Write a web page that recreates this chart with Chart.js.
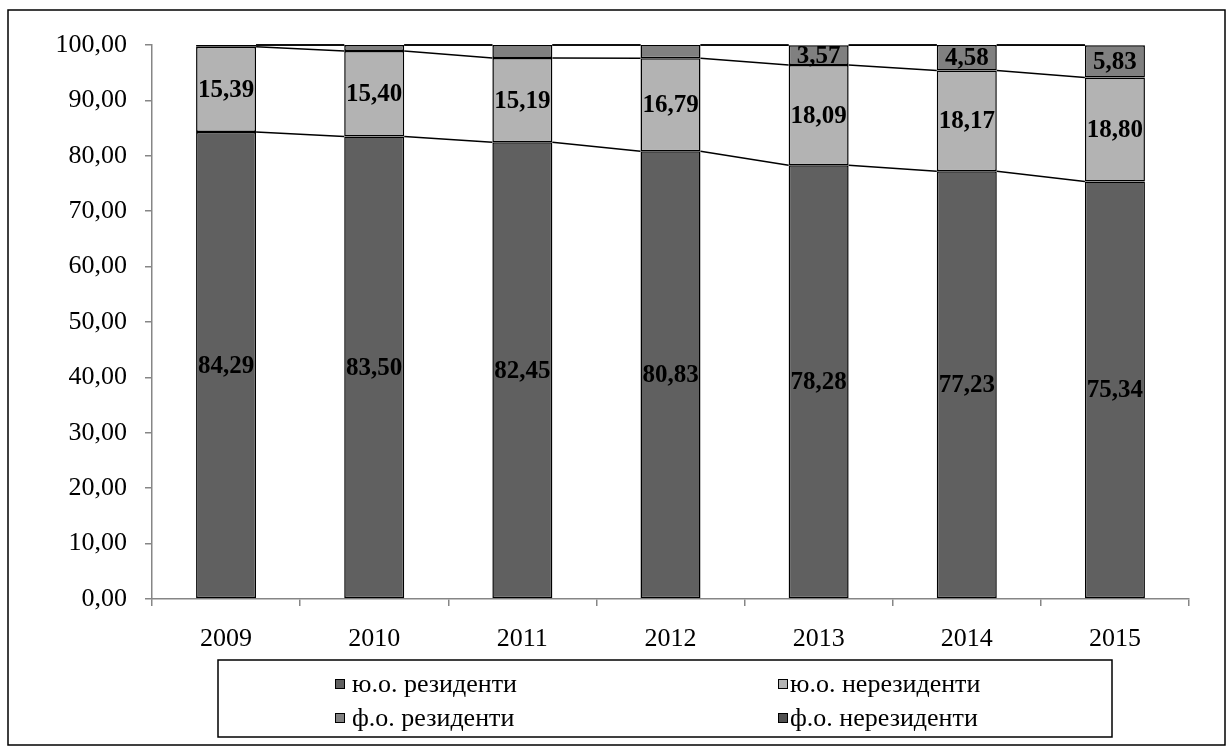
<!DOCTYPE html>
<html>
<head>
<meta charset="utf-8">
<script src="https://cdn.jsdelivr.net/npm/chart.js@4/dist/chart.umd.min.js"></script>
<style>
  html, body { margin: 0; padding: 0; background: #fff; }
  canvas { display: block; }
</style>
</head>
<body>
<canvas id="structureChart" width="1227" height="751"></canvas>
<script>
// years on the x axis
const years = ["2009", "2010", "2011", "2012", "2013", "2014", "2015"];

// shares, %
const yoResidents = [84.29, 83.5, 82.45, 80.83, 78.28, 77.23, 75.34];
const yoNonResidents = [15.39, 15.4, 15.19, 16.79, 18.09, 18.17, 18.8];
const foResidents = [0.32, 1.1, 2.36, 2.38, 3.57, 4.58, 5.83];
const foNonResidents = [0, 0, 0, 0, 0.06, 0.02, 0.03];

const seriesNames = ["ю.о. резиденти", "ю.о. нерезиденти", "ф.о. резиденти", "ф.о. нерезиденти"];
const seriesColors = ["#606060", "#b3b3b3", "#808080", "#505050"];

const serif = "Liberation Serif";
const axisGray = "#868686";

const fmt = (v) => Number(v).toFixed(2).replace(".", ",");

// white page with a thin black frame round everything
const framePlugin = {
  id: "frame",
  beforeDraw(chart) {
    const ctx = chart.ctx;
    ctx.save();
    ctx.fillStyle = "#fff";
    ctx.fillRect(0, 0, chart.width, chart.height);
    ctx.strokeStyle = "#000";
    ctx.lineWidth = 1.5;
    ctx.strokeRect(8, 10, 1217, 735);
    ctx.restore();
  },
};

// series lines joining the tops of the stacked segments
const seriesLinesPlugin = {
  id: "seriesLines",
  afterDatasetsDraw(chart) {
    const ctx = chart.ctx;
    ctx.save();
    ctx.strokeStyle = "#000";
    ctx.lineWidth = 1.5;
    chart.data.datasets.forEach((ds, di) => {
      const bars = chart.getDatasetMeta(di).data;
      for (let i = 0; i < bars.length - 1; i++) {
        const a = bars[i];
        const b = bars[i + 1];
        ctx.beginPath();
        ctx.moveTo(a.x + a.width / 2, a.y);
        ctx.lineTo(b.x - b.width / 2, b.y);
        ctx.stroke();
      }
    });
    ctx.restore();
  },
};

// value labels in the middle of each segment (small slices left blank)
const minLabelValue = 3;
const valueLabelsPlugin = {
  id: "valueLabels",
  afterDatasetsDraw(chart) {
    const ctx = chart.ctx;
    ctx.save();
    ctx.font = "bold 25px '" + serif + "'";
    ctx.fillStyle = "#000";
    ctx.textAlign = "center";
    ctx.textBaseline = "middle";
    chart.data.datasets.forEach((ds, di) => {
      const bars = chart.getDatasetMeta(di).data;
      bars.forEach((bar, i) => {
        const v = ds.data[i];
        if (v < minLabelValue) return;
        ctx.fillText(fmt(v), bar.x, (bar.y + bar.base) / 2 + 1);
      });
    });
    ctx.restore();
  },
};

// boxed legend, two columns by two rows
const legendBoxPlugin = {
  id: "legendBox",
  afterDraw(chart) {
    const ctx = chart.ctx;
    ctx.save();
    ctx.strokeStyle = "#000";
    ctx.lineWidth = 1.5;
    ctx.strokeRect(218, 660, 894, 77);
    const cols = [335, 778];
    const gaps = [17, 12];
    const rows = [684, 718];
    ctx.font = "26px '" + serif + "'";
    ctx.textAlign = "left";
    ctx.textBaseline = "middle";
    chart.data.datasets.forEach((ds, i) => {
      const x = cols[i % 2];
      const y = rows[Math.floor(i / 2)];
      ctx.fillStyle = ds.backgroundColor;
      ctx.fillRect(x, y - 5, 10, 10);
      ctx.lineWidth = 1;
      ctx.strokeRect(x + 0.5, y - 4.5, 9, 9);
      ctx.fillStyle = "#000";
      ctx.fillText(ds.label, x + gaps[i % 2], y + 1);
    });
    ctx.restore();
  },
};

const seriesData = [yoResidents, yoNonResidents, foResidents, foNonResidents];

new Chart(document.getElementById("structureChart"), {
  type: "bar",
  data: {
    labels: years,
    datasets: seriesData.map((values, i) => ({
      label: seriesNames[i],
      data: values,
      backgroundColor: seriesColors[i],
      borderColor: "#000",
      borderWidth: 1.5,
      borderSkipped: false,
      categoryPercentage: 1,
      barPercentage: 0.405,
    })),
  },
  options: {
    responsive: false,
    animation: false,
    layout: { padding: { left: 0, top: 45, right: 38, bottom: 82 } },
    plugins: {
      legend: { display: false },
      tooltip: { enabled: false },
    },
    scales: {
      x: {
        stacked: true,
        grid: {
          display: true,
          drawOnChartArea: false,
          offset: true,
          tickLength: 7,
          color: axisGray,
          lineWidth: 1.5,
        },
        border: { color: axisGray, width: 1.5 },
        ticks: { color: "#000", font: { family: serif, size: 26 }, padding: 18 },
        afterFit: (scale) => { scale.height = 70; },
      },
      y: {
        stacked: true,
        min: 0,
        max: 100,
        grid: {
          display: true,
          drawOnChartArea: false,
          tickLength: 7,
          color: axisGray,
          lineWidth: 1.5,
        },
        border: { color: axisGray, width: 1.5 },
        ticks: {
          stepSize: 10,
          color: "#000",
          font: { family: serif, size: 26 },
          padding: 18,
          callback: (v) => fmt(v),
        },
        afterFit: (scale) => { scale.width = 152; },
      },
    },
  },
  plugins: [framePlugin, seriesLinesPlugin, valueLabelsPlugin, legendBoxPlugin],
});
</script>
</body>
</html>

===

PROBLEM TO WORK ON: Check every line for "with" and show the ones that have it.

TASK RESULT:
Write a web page that recreates this chart with Chart.js.
// white page with a thin black frame round everything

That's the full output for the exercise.